Safety outcomes were not explicitly detailed, but the study reported no adverse events related to NHF use during exercise sessions.
| Outcome Measure | NHF vs. Control (Mean Difference, 95% CI) | Interpretation |
|---|---|---|
| PTPdi/min | -15 cmH2O·s/min (-62 to 33) | No significant effect |
| Tidal Volume (Vt) | +77 mL (21 to 133) | Significant increase |
| Endurance Capacity | +20 s (2 to 40) | Trivial improvement |
| Dyspnoea (Borg scale) | -1.1 (-2.1 to -0.1) | Clinically meaningful improvement |
| Lower Limb Fatigue | Uncertain | No clear effect |
Expert Commentary
The findings from Bonnevie et al. offer nuanced insight into the role of NHF during exertional stress in severe COPD. While the lack of effect on PTPdi/min suggests that NHF does not substantially unload the respiratory muscles during high-intensity exercise, the observed increase in tidal volume and reduction in dyspnoea are noteworthy. The improvement in subjective breathlessness—though modest—may be particularly relevant for patients experiencing critical inspiratory constraints or those who are highly symptomatic despite standard therapy.
This study’s crossover design strengthens its internal validity, minimizing inter-individual variability. However, the sample size was small (n=14), limiting statistical power and generalizability. Furthermore, the clinical significance of a 20-second increase in endurance is debatable, but the reduction in dyspnoea may enhance the patient experience, adherence to rehabilitation, or willingness to engage in activity.
Mechanistically, NHF may ameliorate inspiratory loading by providing a small degree of positive airway pressure, humidification, and reduction of dead space ventilation. Previous work has demonstrated similar trends for NHF in stable and post-acute COPD, but evidence during exertion is sparse (Pisani L et al., Respir Care. 2020;65(4):529-541).
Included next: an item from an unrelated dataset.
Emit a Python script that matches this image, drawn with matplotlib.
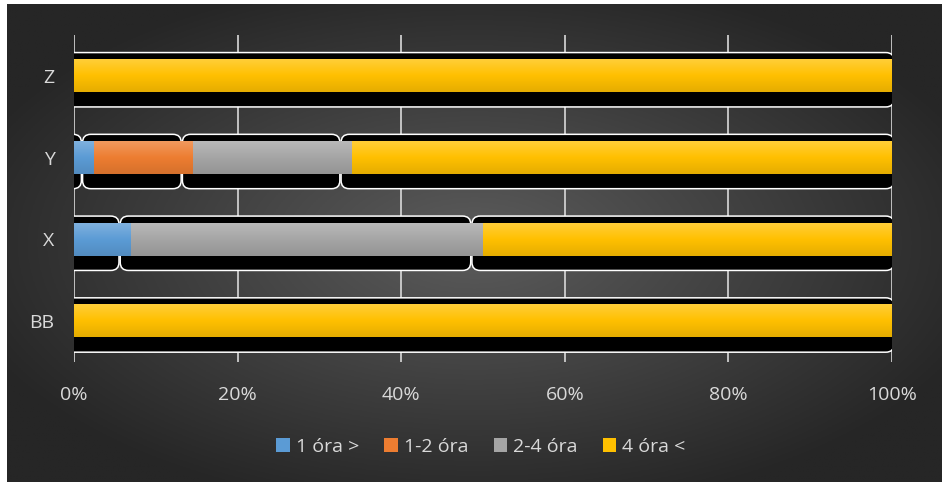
import numpy as np
import matplotlib
matplotlib.use("Agg")
from matplotlib import pyplot as plt
from matplotlib.patches import FancyBboxPatch, Rectangle, Patch
from matplotlib.colors import to_rgb
from matplotlib.ticker import FuncFormatter

# data (percent of each row)
categories = ["BB", "X", "Y", "Z"]
under_1h = [0, 7.0, 2.4, 0]
h1_2 = [0, 0, 12.2, 0]
h2_4 = [0, 43.0, 19.4, 0]
over_4h = [100, 50.0, 66.0, 100]
series = [under_1h, h1_2, h2_4, over_4h]
labels = ["1 óra >", "1-2 óra", "2-4 óra", "4 óra <"]
colors = ["#5B9BD5", "#ED7D31", "#A5A5A5", "#FFC000"]

plt.rcParams["font.family"] = ["Open Sans", "DejaVu Sans"]
txt = "#d9d9d9"

fig = plt.figure(figsize=(9.42, 4.83), dpi=100)
fig.patch.set_facecolor("white")

# radial gradient background
bg = fig.add_axes([7 / 942, 1 / 483, 935 / 942, 478 / 483], zorder=-1)
gx, gy = np.meshgrid(np.linspace(-1, 1, 400), np.linspace(-1, 1, 200))
r = np.clip(np.sqrt(gx ** 2 + gy ** 2) / 1.15, 0, 1)
inner = np.array(to_rgb("#5c5c5c"))
outer = np.array(to_rgb("#262626"))
img = inner + (outer - inner) * r[..., None]
bg.imshow(img, aspect="auto", extent=(0, 1, 0, 1))
bg.axis("off")

ax = fig.add_axes([74 / 942, 121 / 483, 818 / 942, 327 / 483])
ax.set_facecolor("none")

y = np.arange(len(categories))
bar_h = 0.40
above, below = 0.085, 0.18
clip = Rectangle((0, -0.5), 100.3, 4, transform=ax.transData)

left = np.zeros(len(categories))
bars = []
for vals, col in zip(series, colors):
    vals = np.array(vals, dtype=float)
    rects = ax.barh(y, vals, left=left, height=bar_h, color=col, zorder=3)
    for yi, l, w in zip(y, left, vals):
        if w <= 0:
            continue
        x0 = l - 1.35
        x1 = 100.25 if l + w >= 99.9 else l + w - 1.5
        sh = FancyBboxPatch((x0, yi - bar_h / 2 - below), x1 - x0,
                            bar_h + above + below,
                            boxstyle="round,pad=0,rounding_size=1.0",
                            mutation_aspect=0.1, facecolor="black",
                            edgecolor="white", linewidth=1.1, zorder=2)
        sh.set_clip_path(clip)
        ax.add_patch(sh)
    bars.append(rects)
    left = left + vals

# vertical gradient on each bar
for rects, col in zip(bars, colors):
    c = np.array(to_rgb(col))
    light = c + (1 - c) * 0.22
    dark = c * 0.9
    t = np.linspace(0, 1, 50)[:, None]
    grad = np.where(t < 0.5, dark + (c - dark) * (t / 0.5),
                    c + (light - c) * ((t - 0.5) / 0.5))
    grad = grad[:, None, :]
    for rc in rects:
        if rc.get_width() <= 0:
            continue
        x0, y0 = rc.get_x(), rc.get_y()
        ax.imshow(grad, extent=(x0, x0 + rc.get_width(), y0, y0 + rc.get_height()),
                  origin="lower", aspect="auto", zorder=4, interpolation="bilinear")

ax.set_xlim(0, 100)
ax.set_ylim(-0.5, 3.5)
ax.set_xticks(np.arange(0, 101, 20))
ax.xaxis.set_major_formatter(FuncFormatter(lambda v, p: f"{v:.0f}%"))
ax.set_yticks(y)
ax.set_yticklabels(categories)
ax.grid(axis="x", color="#d9d9d9", linewidth=1.2)
ax.set_axisbelow(True)
ax.tick_params(axis="both", length=0, labelcolor=txt, labelsize=14)
ax.tick_params(axis="x", pad=17)
ax.tick_params(axis="y", pad=14)
for s in ax.spines.values():
    s.set_visible(False)

handles = [Patch(facecolor=c, edgecolor="none") for c in colors]
fig.legend(handles, labels, loc="center", bbox_to_anchor=(481 / 942, 1 - 447 / 483),
           ncol=4, frameon=False, fontsize=14, labelcolor=txt,
           handlelength=0.7, handleheight=0.7, handletextpad=0.3,
           columnspacing=1.3)

fig.savefig("out.png", dpi=100)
Guidelines on NHF use in exercise for COPD remain undeveloped. These findings support a potential role for NHF as an adjunct in highly symptomatic individuals, albeit with recognition of its limitations in altering fundamental respiratory mechanics during exertion.
Conclusion
NHF therapy during exercise in severe COPD patients modestly enhances tidal volume and perceptibly reduces dyspnoea, with little impact on respiratory muscle workload or endurance. The clinical value may be greatest in those with critical inspiratory constraints and significant breathlessness. Future research should focus on identifying responder profiles, optimizing flow rates, and integrating NHF into comprehensive pulmonary rehabilitation strategies.
References
1. Bonnevie T, Gravier FE, Smondack P, et al. Physiological effects of nasal high flow therapy during exercise in patients with chronic obstructive pulmonary disease: A crossover randomised controlled trial. Pulmonology. 2025 Dec 31;31(1):2424649. doi: 10.1080/25310429.2024.2424649.
2. Pisani L, Vega ML, Use of Nasal High Flow in Stable COPD: Rationale, Mechanisms, and Possible Clinical Applications. Respir Care. 2020;65(4):529-541.